Select the lines that hold the word "this" and copy each one.

-------

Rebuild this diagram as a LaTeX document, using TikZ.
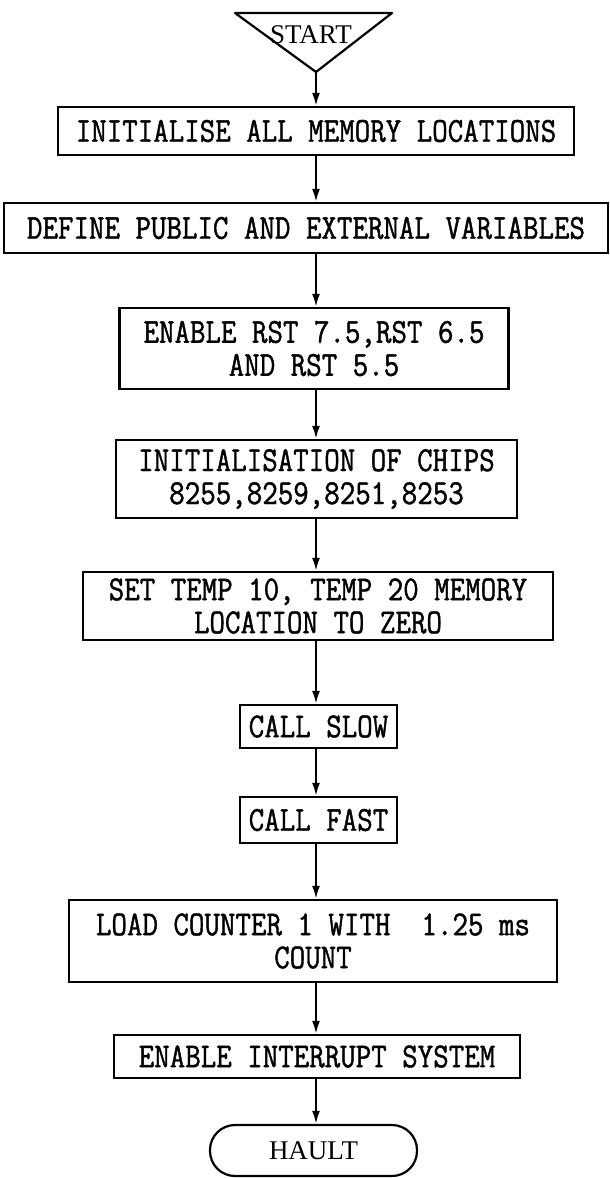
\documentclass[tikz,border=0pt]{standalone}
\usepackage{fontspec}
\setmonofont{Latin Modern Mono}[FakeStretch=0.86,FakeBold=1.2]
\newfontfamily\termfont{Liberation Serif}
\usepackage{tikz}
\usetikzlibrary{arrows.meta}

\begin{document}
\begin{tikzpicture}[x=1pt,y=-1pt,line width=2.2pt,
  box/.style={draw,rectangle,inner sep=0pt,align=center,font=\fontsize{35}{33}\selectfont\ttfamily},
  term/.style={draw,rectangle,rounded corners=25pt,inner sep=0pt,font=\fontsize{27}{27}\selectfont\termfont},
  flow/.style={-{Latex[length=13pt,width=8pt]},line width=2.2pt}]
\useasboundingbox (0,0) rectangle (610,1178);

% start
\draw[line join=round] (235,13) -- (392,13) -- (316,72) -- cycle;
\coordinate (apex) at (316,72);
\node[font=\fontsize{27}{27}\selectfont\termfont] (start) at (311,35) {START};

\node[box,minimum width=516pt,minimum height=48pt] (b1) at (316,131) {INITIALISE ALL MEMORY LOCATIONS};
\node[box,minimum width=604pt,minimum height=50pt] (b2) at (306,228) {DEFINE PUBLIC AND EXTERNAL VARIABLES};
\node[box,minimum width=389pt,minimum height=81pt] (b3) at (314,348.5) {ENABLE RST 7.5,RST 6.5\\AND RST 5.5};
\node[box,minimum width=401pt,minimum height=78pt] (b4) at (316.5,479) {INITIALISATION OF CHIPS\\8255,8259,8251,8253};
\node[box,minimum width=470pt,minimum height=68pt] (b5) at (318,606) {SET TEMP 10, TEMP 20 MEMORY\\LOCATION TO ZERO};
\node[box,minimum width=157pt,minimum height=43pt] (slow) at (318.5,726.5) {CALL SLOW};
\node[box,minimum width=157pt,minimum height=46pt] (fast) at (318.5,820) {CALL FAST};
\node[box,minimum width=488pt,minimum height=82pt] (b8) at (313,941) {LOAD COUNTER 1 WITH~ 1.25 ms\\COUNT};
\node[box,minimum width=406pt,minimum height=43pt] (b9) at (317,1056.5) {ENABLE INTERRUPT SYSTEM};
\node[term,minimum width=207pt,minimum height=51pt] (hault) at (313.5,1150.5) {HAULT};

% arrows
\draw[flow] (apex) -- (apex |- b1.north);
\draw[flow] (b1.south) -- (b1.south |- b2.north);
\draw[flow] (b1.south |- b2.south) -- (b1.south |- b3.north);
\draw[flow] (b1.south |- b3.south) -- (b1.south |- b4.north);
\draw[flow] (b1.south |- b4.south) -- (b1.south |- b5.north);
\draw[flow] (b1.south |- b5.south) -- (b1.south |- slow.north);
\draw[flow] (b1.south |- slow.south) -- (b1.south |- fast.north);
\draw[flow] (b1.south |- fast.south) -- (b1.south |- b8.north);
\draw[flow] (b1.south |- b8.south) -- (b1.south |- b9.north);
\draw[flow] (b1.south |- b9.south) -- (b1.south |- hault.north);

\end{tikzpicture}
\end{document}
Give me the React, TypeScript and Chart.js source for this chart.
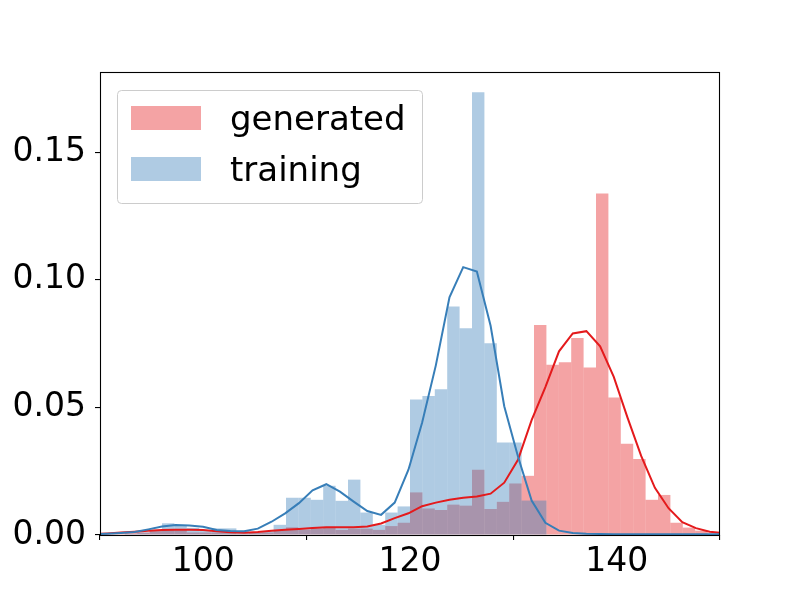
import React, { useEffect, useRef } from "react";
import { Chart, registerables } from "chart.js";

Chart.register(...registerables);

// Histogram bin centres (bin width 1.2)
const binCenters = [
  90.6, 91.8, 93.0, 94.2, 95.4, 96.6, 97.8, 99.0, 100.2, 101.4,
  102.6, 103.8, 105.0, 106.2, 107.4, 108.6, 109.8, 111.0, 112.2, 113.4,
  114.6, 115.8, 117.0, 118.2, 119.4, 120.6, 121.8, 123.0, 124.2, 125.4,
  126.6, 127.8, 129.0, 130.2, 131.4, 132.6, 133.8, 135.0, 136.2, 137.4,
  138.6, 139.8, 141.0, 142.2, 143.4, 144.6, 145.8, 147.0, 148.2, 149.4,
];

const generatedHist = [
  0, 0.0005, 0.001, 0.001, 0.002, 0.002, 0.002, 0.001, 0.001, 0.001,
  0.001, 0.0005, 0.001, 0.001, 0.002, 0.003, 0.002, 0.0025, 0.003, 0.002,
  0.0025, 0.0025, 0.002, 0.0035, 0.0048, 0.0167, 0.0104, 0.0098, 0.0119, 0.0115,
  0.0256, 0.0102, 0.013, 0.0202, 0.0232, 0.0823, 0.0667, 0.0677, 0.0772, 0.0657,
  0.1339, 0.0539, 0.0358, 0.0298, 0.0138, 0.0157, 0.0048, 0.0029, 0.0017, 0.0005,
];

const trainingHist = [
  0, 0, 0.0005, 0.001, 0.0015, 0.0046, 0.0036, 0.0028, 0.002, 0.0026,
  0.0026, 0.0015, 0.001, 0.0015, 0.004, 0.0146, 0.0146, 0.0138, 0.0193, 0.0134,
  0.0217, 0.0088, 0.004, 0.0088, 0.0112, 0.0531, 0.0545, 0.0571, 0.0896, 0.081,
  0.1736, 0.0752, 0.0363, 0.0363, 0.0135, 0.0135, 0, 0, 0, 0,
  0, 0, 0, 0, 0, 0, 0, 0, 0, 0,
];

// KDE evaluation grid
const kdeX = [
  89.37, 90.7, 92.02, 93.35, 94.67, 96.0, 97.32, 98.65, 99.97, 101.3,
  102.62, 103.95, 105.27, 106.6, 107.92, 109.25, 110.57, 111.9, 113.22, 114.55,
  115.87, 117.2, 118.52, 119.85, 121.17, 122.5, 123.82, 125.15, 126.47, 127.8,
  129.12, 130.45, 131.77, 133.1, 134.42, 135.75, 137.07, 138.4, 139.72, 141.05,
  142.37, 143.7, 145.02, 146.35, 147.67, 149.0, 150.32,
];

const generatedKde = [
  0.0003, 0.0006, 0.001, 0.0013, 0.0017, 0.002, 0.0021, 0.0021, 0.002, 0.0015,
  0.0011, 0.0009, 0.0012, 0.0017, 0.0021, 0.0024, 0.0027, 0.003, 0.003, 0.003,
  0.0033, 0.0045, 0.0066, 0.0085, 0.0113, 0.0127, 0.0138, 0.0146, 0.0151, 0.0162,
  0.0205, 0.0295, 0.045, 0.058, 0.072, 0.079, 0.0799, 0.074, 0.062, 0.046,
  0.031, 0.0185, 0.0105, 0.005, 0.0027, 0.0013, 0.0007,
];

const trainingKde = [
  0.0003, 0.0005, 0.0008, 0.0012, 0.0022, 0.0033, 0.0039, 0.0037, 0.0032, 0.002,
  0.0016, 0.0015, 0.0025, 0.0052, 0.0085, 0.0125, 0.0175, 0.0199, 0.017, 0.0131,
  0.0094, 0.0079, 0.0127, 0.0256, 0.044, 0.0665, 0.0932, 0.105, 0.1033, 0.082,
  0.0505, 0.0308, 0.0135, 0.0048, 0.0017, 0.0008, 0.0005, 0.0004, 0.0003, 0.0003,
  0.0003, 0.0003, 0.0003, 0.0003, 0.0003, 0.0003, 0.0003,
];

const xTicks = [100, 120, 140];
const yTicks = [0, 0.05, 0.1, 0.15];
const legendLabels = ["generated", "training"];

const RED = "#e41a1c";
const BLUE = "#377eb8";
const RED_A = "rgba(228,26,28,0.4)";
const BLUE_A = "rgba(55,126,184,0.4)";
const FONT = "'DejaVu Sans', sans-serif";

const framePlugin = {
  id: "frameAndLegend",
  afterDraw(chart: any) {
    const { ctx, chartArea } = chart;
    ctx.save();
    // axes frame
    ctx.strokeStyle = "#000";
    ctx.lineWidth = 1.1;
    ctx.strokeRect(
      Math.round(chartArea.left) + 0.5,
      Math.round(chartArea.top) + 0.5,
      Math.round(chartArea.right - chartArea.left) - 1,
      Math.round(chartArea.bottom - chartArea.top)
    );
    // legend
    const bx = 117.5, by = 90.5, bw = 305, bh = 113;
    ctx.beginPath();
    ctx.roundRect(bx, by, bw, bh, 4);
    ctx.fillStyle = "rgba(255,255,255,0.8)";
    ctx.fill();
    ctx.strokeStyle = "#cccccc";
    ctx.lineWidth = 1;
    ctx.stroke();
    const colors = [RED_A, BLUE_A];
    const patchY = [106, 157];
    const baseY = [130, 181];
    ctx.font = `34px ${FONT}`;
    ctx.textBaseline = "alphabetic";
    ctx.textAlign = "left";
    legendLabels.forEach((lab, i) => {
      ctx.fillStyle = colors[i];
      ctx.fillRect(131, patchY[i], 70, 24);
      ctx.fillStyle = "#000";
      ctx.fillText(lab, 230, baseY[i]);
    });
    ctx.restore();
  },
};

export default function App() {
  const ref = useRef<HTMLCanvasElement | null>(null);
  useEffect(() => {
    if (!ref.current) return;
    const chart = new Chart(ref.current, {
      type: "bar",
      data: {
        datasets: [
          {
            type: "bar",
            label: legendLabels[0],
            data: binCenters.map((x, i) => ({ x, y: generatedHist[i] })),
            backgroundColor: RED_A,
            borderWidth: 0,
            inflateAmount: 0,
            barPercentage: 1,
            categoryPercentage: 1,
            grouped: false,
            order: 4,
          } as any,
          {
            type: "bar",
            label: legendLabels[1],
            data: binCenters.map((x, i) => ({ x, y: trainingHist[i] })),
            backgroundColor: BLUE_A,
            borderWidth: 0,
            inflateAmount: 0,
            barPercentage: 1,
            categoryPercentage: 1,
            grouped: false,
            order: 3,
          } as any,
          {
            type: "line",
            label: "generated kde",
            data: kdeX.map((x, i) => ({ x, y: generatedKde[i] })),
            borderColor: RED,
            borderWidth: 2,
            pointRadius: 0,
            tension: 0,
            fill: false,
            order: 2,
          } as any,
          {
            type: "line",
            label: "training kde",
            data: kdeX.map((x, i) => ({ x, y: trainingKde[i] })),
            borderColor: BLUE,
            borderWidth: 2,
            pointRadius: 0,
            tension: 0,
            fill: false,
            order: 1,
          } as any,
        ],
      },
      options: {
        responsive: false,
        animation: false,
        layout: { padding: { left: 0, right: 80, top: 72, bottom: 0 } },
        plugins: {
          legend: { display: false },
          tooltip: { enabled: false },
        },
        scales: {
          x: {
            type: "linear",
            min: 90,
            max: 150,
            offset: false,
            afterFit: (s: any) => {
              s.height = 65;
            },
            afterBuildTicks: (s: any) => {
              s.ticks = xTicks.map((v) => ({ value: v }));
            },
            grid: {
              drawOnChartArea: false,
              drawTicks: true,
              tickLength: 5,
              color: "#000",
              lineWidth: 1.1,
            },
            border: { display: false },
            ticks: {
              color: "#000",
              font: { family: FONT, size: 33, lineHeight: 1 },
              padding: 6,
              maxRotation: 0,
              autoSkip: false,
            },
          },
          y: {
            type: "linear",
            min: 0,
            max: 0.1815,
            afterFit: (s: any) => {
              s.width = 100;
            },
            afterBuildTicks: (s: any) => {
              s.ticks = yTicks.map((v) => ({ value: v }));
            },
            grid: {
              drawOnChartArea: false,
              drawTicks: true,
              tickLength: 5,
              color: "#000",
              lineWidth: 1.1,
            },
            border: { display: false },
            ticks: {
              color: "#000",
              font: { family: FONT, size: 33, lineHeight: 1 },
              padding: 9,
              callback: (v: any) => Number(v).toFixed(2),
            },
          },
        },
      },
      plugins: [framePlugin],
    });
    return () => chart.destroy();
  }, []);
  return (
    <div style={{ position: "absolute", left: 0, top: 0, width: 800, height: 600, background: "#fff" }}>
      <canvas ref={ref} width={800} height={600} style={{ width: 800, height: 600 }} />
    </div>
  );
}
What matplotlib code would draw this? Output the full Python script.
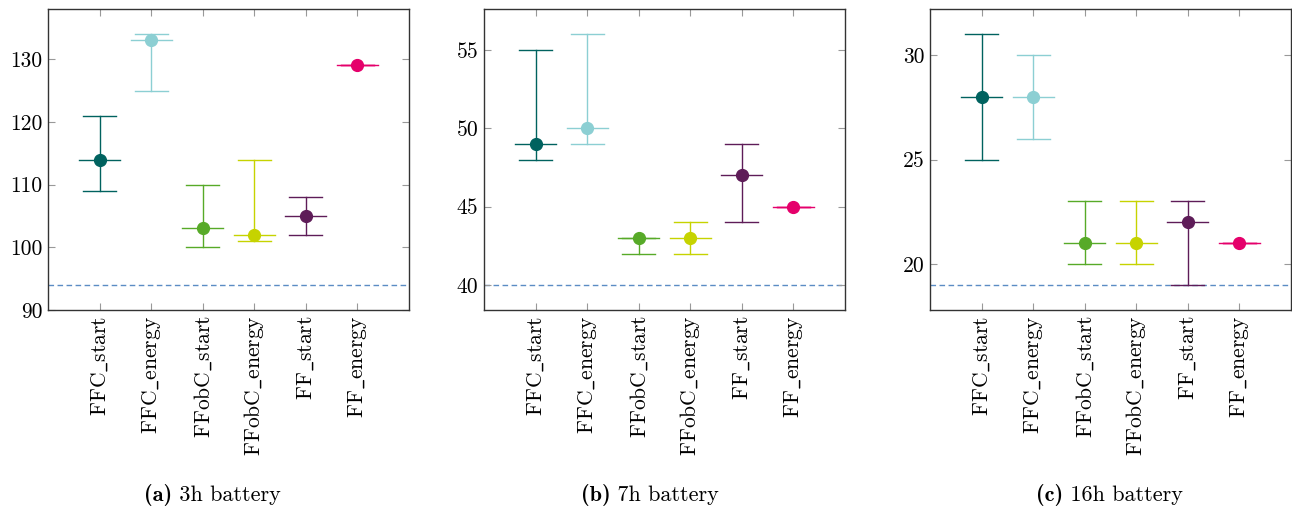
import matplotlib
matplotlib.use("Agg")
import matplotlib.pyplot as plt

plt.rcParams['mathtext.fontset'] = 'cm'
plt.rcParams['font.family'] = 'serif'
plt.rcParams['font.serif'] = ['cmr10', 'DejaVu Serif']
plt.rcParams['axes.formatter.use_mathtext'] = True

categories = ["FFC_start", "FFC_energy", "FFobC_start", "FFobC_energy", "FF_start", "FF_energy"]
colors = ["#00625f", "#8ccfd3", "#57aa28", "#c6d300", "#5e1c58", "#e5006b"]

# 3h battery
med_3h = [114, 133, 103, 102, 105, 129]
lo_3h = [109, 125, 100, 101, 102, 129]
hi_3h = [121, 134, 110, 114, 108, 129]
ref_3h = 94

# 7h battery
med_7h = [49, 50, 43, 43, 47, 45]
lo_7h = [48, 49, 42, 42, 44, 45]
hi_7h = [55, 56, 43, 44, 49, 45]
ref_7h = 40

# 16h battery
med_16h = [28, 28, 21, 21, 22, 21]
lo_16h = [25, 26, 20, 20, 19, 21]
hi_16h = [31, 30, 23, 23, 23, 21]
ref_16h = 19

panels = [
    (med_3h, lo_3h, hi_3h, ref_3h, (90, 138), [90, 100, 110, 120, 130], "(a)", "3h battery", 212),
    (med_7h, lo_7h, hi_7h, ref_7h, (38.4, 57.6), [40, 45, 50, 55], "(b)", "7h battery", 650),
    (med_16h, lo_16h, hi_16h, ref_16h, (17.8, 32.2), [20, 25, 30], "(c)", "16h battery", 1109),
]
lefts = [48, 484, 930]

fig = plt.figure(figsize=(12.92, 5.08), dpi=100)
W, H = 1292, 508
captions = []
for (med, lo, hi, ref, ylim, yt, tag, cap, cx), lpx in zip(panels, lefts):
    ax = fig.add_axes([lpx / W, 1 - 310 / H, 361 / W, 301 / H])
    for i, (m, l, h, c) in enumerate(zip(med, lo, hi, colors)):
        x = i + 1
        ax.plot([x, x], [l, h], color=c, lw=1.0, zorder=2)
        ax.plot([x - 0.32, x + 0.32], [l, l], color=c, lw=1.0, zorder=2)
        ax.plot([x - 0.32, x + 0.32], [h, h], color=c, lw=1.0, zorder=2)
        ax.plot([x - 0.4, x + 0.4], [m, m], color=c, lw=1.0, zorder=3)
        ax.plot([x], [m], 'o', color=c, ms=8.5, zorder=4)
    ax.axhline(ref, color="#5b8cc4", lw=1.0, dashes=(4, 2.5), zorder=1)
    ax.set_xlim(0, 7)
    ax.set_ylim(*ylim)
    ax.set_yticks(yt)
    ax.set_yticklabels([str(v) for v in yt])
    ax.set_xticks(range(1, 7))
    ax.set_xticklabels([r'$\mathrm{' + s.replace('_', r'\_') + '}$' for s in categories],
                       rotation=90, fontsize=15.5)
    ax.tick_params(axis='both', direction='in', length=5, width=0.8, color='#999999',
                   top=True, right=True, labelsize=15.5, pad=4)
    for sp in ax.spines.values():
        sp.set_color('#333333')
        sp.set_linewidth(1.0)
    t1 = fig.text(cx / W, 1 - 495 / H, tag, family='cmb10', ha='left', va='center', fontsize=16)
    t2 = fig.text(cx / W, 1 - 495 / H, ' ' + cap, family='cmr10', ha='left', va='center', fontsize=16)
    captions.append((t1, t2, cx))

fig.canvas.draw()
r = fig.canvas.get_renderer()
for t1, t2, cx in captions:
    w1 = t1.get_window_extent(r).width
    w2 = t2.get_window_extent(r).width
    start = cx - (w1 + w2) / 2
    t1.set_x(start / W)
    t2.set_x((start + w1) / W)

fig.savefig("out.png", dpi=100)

-------

**The completed task:**
Rebuild this diagram as a LaTeX document, using TikZ.
Give me the React, TypeScript and Chart.js source for this chart.
What matplotlib code would draw this? Output the full Python script.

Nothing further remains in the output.